Dez anos após a aprovação da Lei de Arbitragem, assiste-se na sociedade brasileira, como era previsível, lenta, mas incisiva adesão às formas alternativas de solução de controvérsias. Ainda sob efeitos nocivos da década perdida, os anos 1980, em ambiente político-jurídico atrasado e hostil a inovações, o autor da Lei 9.307/96 afirmava, quando de sua promulgação, em 23 de setembro de 1996: "... A lei está feita, agora resta converter os espíritos".
Ao considerar as dezenas de meses em que a Lei Marco Maciel esteve sub judice no Supremo Tribunal Federal, quando se debatia sua constitucionalidade e sua legalidade, tal conversão de espíritos parece não ter sido fácil. Como àquela altura todos os países de algum progresso já utilizavam a arbitragem de forma comezinha, tratava-se de saber, no Brasil, se as democracias ocidentais, sem exceção, estavam certas ou erradas.
A modernidade tem sido célere em seus avanços. Hoje, mesmo a União adere e participa de numerosos juízos arbitrais no plano externo, o mesmo a ocorrer com empresas públicas (desde que autorizadas legalmente a fazê-lo, em nossa iridenta opinião) como é o caso da Petrobrás. No plano interno, por sua vez, verifica-se formidável dinâmica em prol da utilização da arbitragem, a ganhar espaços inauditos, como na solução de conflitos derivados das relações de consumo.
Conveniente para empresas e clientes, o árbitro, escolhido pelo alvedrio dos contendores, passa a decidir as causas como se juiz fosse, de forma motivada e imparcial, no molde das sentenças judiciais, mas sem possibilidade de recurso. Enquanto Procons e Juizados Especiais julgam tais processos em um ou dois anos, as arbitragens se exaurem em não mais que 30 dias.
Com significativa repercussão nas custas, a opção arbitral permite, ainda, outras vantagens ao empresário, como a fruição do sigilo do julgamento, em prol da imagem e da marca comercial, diante da opinião pública, de órgãos fiscalizadores e da concorrência. A arbitragem reforça, ademais, a posição de credibilidade do proponente, que renuncia a vantagem de escudar-se no emaranhado imponderável do processo formal, com a tradicional solução: "Vá procurar os seus direitos". Para o consumidor, a via arbitral fulmina sua proverbial fragilidade diante do comerciante ou do empresário, ao ver-se investido do poder de escolher seu próprio juiz.

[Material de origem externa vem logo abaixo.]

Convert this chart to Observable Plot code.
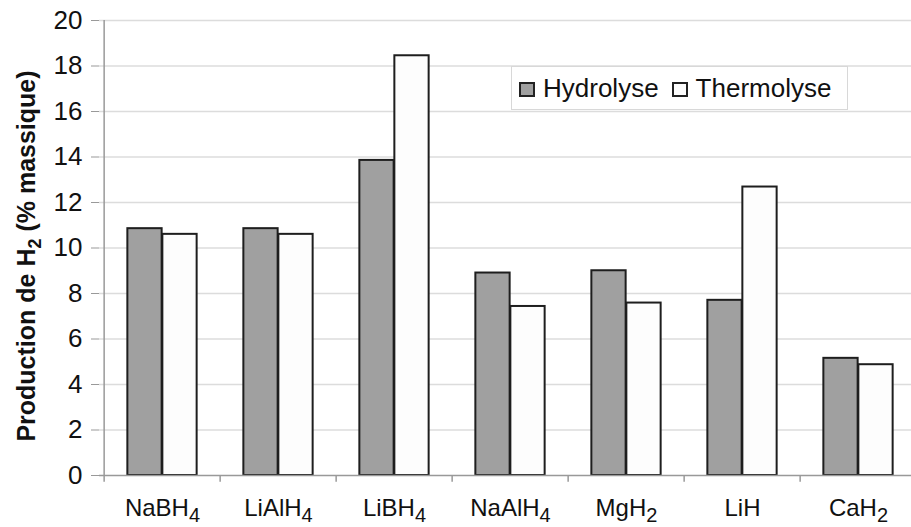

A única vedação, conforme nosso direito do consumidor, consiste em obrigar-se as pessoas à cláusula arbitral, com contratos direcionados e não devidamente negociados de forma clara, expressa e inequívoca. Não são apenas aspectos atinentes a custos, celeridade, sigilo e agilidade nos julgamentos e na celebração de acordos, sem injunções formais de Procons ou de instâncias ordinárias do Poder Judiciário, que prestigiam o instituto. Também atua para a superação de reservas à sua utilização, tanto a formações universitárias, a incluir disciplinas específicas sobre o tema, como o trabalho desenvolvido pelo Conselho Federal da OAB e por suas seccionais em todo o Brasil.
Nas relações de consumo, a arbitragem tem sido forma eficaz de encontrar meios conciliadores e garantidores de soluções equilibradas e construtivas. Urge, de resto, conforme lembra Arnold Wald, ao referir-se à arbitragem em geral, que se evite qualquer restrição à autonomia de vontade das partes, tanto na nomeação quanto na atuação de árbitros, salvaguardados os cuidados necessários para a prevenção do funcionamento de instituições inidôneas.
Jorge Fontoura, doutor em Direito Internacional, é árbitro em exercício na ICC/Paris e na Câmara de Comércio de Helsinque; vice-presidente do Centro de Estudos de Direito Internacional-Cedi/DF.